#### INSTRUCTIONS TO FOLLOW:
Could you copy exactly the lines from the start of the records through the one containing "import pandas as pd", both included, and leave out the pictures?

== SUPPLIED MATERIAL

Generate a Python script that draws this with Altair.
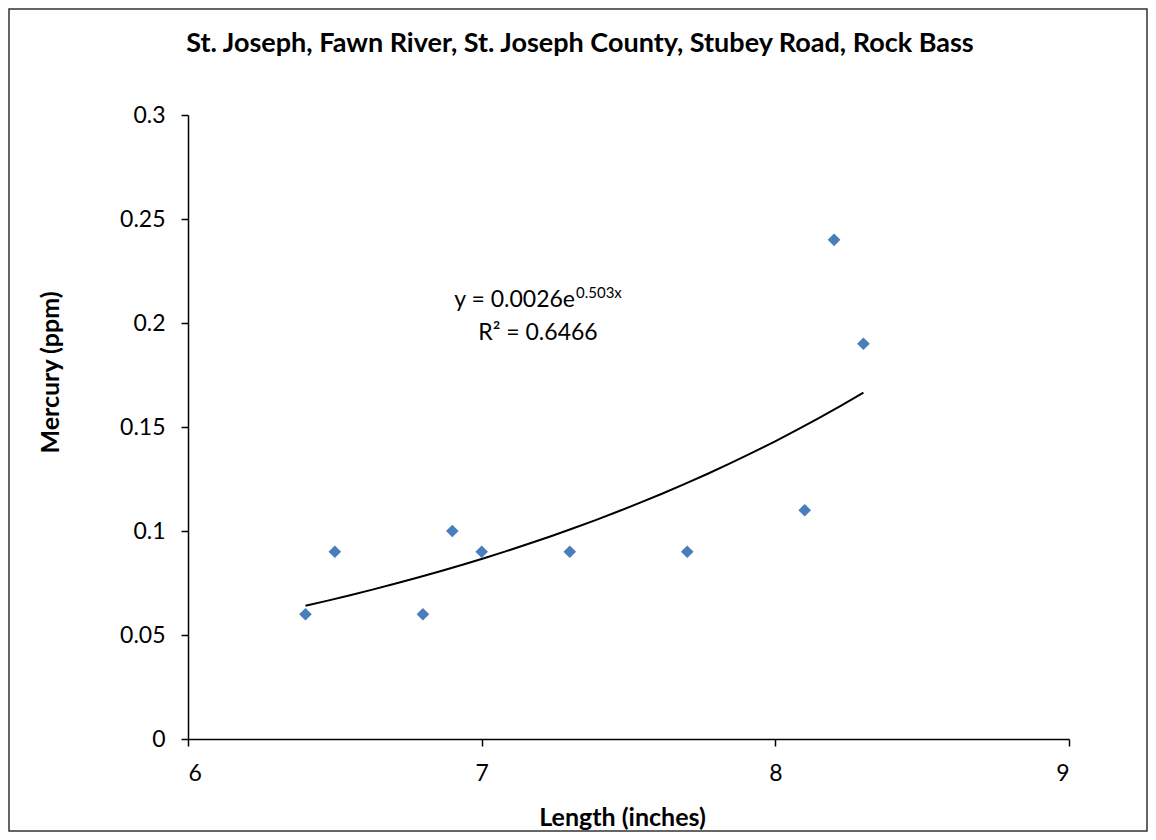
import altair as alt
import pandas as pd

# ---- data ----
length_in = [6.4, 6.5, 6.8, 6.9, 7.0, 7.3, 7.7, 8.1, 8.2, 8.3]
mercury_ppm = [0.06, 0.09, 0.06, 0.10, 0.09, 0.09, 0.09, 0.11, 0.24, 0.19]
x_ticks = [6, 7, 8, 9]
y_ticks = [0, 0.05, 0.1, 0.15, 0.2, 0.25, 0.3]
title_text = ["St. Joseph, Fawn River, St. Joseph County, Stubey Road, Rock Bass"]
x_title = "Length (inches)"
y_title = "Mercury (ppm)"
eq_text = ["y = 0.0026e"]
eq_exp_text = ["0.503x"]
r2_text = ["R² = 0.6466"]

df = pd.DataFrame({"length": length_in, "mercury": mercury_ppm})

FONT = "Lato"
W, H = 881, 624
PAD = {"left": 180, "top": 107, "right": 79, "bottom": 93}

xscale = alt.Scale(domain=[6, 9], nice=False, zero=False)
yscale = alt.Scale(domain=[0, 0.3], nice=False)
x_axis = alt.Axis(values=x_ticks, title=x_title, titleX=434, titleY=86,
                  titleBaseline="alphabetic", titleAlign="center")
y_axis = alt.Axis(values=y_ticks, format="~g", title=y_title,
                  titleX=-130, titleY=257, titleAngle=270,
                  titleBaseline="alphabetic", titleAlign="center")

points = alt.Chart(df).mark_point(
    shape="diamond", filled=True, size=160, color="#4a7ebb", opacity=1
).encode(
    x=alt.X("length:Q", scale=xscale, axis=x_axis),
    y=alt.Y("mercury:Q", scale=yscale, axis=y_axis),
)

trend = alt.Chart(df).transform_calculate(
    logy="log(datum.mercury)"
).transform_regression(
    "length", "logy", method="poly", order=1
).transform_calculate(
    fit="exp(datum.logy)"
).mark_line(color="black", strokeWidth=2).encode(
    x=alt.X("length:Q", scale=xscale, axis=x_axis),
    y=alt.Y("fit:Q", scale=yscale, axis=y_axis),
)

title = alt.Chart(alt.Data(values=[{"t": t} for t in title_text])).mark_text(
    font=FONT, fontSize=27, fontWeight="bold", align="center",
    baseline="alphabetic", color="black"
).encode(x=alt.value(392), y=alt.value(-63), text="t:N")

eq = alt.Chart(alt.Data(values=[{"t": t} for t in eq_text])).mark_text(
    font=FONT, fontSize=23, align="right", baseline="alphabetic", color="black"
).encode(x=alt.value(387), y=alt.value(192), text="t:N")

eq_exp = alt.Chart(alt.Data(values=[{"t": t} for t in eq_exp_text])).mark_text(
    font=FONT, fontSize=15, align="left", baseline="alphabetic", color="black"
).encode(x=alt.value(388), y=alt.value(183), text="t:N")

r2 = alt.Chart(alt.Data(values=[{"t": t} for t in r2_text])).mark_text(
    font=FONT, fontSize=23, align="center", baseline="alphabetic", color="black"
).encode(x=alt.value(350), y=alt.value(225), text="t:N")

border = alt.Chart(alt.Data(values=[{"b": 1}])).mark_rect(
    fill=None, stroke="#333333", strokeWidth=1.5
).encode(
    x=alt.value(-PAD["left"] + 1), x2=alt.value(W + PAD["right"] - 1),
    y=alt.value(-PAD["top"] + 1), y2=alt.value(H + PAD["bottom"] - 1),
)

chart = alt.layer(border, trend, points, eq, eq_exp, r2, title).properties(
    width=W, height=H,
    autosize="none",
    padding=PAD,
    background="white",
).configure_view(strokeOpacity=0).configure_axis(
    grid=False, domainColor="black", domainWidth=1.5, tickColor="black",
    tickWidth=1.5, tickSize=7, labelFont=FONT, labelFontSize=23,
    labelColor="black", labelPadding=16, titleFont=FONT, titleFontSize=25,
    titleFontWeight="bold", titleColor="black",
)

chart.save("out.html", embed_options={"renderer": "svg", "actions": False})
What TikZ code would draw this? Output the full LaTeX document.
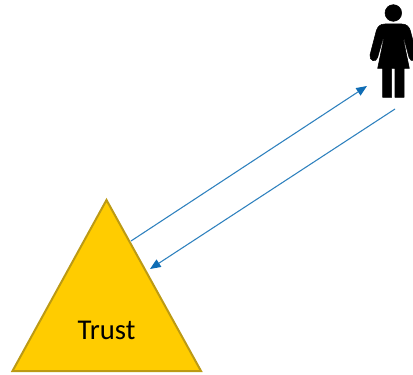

====

#### ANSWER FOR THIS EXERCISE:
Generate a Python script that draws this with Altair.
import altair as alt
import pandas as pd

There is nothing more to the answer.